You probably thought that phrase on twitter from E was for you, because when I read it, it fits you so well. Everytime when it happens, you hide yourself in a dark area away from us. And when everything is fixed, you’ll come out and tell us that it’ll never happen again and that your sorry about it. Ask yourself one thing, how many times have it happen? Have we not tried to fix things up? Have we not tried to be there for you but ended up getting rejected? Did I not tried to remind you that day that we are your bestfriends and that we will always lend a listening ear if you ever need one. Again and again, we believed in you when you said you’ll change. Right at the end, when it happens, you’ll not run to us but your other friends and cousins. You allowed history to repeat itself not us. Every single time, when shit happens, I tried my best to put myself in your shoes and try to figure out why your like that. That is why, I’m always fixing the problems instead of being mad at you because I do understand why your like that.
I’ve never been that annoyed by you and your negativity. I realized something, it’s not your negativity that’s bringing you down. You can be happy, like when your with your boyfriend, that’s the only moment where your really happy. You don’t need a life-boat or a buoy or even us(if you even cared), all you need is him. However your brain works is off the wall, and it’s like a outlandish world to me. You always say we are just like her and that is why you don’t say stuff to us when your sad. That is what I don’t get. Problem is, we know your insecurities, we tried to get the phrase “we are here for you” into you but you never listen. And the aftermath of doing that for you was to get this “we are just like her”. You actually do sound like you dislike us a lot because we reminded you of her a whole lot.
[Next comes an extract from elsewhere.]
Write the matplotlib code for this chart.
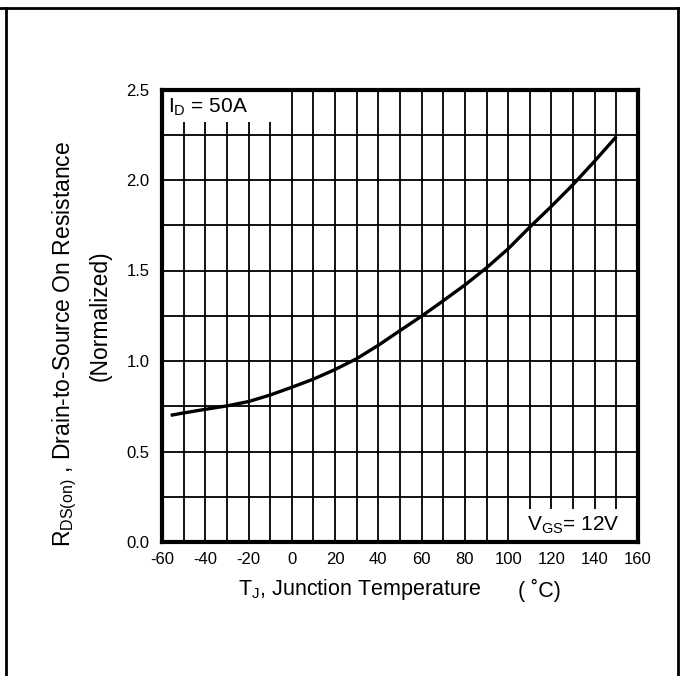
import matplotlib
matplotlib.use("Agg")
import matplotlib.pyplot as plt
from matplotlib.lines import Line2D
from matplotlib.patches import Rectangle
from matplotlib.ticker import MultipleLocator

plt.rcParams["font.family"] = ["Liberation Sans", "DejaVu Sans"]
plt.rcParams["mathtext.default"] = "regular"
plt.rcParams["axes.unicode_minus"] = False

# Normalized RDS(on) vs junction temperature
temp_c = [-56, -50, -40, -30, -20, -10, 0, 10, 20, 30, 40, 50,
          60, 70, 80, 90, 100, 110, 120, 130, 140, 150]
rds_norm = [0.700, 0.713, 0.733, 0.752, 0.776, 0.812, 0.855, 0.900, 0.953,
            1.013, 1.087, 1.168, 1.248, 1.333, 1.420, 1.515, 1.620, 1.740,
            1.855, 1.975, 2.105, 2.240]

x_ticks = [-60, -40, -20, 0, 20, 40, 60, 80, 100, 120, 140, 160]
y_ticks = [0.0, 0.5, 1.0, 1.5, 2.0, 2.5]

W, H = 680, 676
fig = plt.figure(figsize=(W / 100, H / 100), dpi=100)
ax = fig.add_axes([162 / W, 1 - 542 / H, 476 / W, 452.5 / H])

ax.plot(temp_c, rds_norm, color="black", lw=2.4, solid_capstyle="butt", zorder=3)

ax.set_xlim(-60, 160)
ax.set_ylim(0, 2.5)
ax.set_xticks(x_ticks)
ax.set_yticks(y_ticks)
ax.set_yticklabels([f"{v:.1f}" for v in y_ticks])
ax.xaxis.set_minor_locator(MultipleLocator(10))
ax.yaxis.set_minor_locator(MultipleLocator(0.25))
ax.tick_params(which="both", length=0, labelsize=12)
ax.tick_params(axis="x", pad=7)
ax.tick_params(axis="y", pad=9)
ax.set_axisbelow(True)
ax.grid(which="both", color="black", lw=1.3)
for sp in ax.spines.values():
    sp.set_linewidth(3)

# white boxes behind the annotations break the grid
ax.add_patch(Rectangle((-60, 2.32), 58, 0.18, facecolor="white",
                       edgecolor="none", zorder=1.5))
ax.add_patch(Rectangle((102, 0), 58, 0.18, facecolor="white",
                       edgecolor="none", zorder=1.5))
ax.text(-57.2, 2.40, "I$_{D}$ = 50A", fontsize=15, va="center", ha="left", zorder=4)
ax.text(151.6, 0.094, "V$_{GS}$= 12V", fontsize=15, va="center", ha="right", zorder=4)

fig.text(238 / W, 1 - 590 / H, "T$_{J}$, Junction Temperature",
         fontsize=15.5, ha="left", va="center")
fig.text(518 / W, 1 - 590 / H, "( ˚C)", fontsize=15.5, ha="left", va="center")
fig.text(65 / W, 1 - 344 / H, "R$_{DS(on)}$ , Drain-to-Source On Resistance",
         fontsize=16.5, rotation=90, ha="center", va="center")
fig.text(100 / W, 1 - 316 / H, "(Normalized)",
         fontsize=16.5, rotation=90, ha="center", va="center")

# outer frame (open at the bottom)
fig.add_artist(Line2D([0, 678 / W], [1 - 7.5 / H] * 2, color="black", lw=2,
                      transform=fig.transFigure))
fig.add_artist(Line2D([5.5 / W] * 2, [0, 1 - 7.5 / H], color="black", lw=2,
                      transform=fig.transFigure))
fig.add_artist(Line2D([678 / W] * 2, [0, 1 - 7.5 / H], color="black", lw=2,
                      transform=fig.transFigure))

fig.savefig("out.png", dpi=100)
You make us look like the godawful ones, the ones that put you in mind of a past you never wanted to be reminded of. All you ever cared for was yourself, your boyfriend and your negativity that’s drowning us. The book that you hope existed won’t help you and save you from all your cynical thoughts. What you exactly need is to set yourself straight. Your favorite quote “everything happens for a reason”. The reason the same old thing keeps happening is because you allowed it to happen, we tried hard, you just didn’t know because you could care less. I’ve done enough on my part trying to let you know that I’ll be there no matter what. Sometimes, I do wonder if your calling us your bestfriends for the sake of calling it and not really treating us as one. It’s because when appalling stuffs happen, you never tell us, and it makes me feel that your certainty in us is a negative numeral. You should indeed feel tired finally and get over with crying already because if you don’t feel this way now and when we get things right on track again, everything will just fall apart eventually and you’ll get back to doing the same, it’s like a cycle, my accustomed cycle. Y’know, it’s going to be one last time I’m saying “it’s gonna be different this time” because I really am tired of this. Tired of repeating myself, this never-ending cycle, all the crying, all the quarrels, the negativity, the will to believe in your promises to us. I’m not going to cry over it then fix things well because I want you to understand that I am walking out of it. Whether you listen or not, for all I care, I just hope your well and take care. Bye.
Bestfriends are not just about one, it’s about everyone involved.